À l’heure où Internet parvient à mobiliser des « gilets jaunes » par milliers sur tout le territoire, à faire circuler l’information visuelle et sonore en dehors des canaux institutionnels, ces types de décentralisation et d’interaction promus au sein du mouvement ouvrier offrent une sorte d’antécédent auquel on a peu pris garde jusqu’ici. L’idée que tout un chacun puisse réaliser et émettre ses propres photographies ou films est couramment évoquée dans les milieux d’avant-garde et elle se relie, dès les années 1920, à des anticipations technologiques (miniaturisation, disparition du support au profit des ondes) aujourd’hui advenues.
Lire aussi François Soulages, « Photographie, art et société », Le Monde diplomatique, juillet 1997.

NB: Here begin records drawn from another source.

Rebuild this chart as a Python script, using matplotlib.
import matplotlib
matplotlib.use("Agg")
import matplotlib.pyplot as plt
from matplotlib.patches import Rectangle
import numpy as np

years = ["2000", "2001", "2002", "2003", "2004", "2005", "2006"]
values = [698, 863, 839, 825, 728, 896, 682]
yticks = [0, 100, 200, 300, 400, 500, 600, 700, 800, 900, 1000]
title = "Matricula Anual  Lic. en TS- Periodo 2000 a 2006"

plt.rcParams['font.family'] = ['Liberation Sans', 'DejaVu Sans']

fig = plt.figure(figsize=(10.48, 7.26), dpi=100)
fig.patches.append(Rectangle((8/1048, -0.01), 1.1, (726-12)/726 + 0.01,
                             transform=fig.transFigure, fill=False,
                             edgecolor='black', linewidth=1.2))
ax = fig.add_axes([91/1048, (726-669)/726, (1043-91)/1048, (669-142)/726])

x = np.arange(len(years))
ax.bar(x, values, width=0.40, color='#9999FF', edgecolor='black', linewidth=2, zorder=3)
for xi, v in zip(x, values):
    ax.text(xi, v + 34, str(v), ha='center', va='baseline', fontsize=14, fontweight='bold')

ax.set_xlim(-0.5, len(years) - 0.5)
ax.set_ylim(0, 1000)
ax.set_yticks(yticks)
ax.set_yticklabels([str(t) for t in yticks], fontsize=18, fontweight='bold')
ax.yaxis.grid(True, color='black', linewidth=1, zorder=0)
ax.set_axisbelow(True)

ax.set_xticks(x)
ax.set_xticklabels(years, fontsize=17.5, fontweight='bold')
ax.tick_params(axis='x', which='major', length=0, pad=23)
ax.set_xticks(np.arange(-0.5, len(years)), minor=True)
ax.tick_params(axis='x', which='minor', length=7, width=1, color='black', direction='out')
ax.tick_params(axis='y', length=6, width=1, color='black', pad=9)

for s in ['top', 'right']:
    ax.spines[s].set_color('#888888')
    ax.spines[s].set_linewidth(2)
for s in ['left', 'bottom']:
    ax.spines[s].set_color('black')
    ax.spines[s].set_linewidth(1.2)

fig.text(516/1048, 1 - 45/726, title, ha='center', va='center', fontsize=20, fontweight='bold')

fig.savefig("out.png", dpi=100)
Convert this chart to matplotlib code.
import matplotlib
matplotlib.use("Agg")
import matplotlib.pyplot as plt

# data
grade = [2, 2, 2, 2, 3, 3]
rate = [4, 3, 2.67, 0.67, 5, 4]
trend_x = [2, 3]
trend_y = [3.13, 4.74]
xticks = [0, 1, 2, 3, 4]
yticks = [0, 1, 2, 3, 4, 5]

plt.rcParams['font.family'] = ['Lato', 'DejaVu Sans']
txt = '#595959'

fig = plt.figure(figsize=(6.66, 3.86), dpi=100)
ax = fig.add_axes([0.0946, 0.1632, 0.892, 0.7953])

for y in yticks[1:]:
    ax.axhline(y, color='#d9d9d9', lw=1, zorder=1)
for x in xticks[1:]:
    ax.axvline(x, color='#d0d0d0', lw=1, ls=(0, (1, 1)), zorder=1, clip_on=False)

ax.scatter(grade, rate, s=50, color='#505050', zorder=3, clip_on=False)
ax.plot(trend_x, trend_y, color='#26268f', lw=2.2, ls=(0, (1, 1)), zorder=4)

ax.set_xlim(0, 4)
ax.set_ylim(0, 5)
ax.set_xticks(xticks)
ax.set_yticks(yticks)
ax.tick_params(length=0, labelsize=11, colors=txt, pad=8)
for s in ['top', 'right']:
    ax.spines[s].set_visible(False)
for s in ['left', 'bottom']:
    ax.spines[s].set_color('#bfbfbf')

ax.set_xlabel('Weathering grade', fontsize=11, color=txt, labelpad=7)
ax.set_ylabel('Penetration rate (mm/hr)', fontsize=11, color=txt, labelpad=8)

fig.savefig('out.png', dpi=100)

Si le catalogue de l’exposition offre une riche documentation en matière d’articles et de manifestes annonçant et illustrant ce mouvement, les œuvres exposées qui lui appartiennent à proprement parler demeurent malheureusement peu nombreuses. On peut supposer qu’on a eu du mal à retrouver des clichés appartenant à ce courant des APO qui, par définition pourrait-on dire, n’ont pas fait l’objet de collections, de conservations et d’attention tout simplement, au-delà de leur usage immédiat et de la fonction qu’on leur avait dévolue. Comme le dit très clairement Tracol dans son manifeste « Photographie, arme de classe », il ne s’agit pas seulement de « multiplier les prises de vues d’un caractère nettement révolutionnaires, mais encore de trouver l’utilisation révolutionnaire des photos de toutes catégories » (Cahier rouge, n°1, 1933). Cette utilisation, quelle fut-elle ? Des expositions, des publications dans la presse ouvrière (L’Humanité, Regards), des montages muraux peut-être, des panneaux dans des locaux syndicaux, des lieux de réunion. On est dès lors réduit à exposer en grand nombre des pages de journaux où ces photographies furent utilisées, la recherche d’originaux étant antithétique à la nature même de ces productions et peut-être même trompeuse : en effet la photographie ne vient pas seule dans la perspective de ce travail militant. On s’est avisé assez tôt et on le répète à satiété dans les textes de l’époque (repris et amplifiés par des penseurs politiques comme Bertolt Brecht et Walter Benjamin), une photographie n’a pas de signification en elle-même, ce qu’elle représente peut être l’objet d’interprétations divergentes. En contradiction avec les idéologies de la spécificité et de l’autonomie esthétique, la photographie s’articule avec le discours qui l’accompagne (a minima sa légende), les autres images qui la jouxtent, son insertion dans un ensemble. C’est donc un objet complexe qui croisent des institutions de divers types (partis politiques, syndicats, presse — L’Humanité, Regards, Cahier rouge, Almamach ouvrier et paysan —, lieux culturels) elles-mêmes divisées en leur sein. Avec le « tournant » de l’antifascisme consécutif à l’arrivée au pouvoir des nazis en Allemagne, la militance photographique va laisser toute la place aux photographes professionnels engagés, les reporters comme Robert Capa ou Chim, qui couvrent la guerre d’Espagne.
Espérons que cette exposition en suscitera d’autres et stimulera de nouvelles recherches historiques précisant les conditions de ces activités et élargissant la connaissance que l’on pourra en avoir.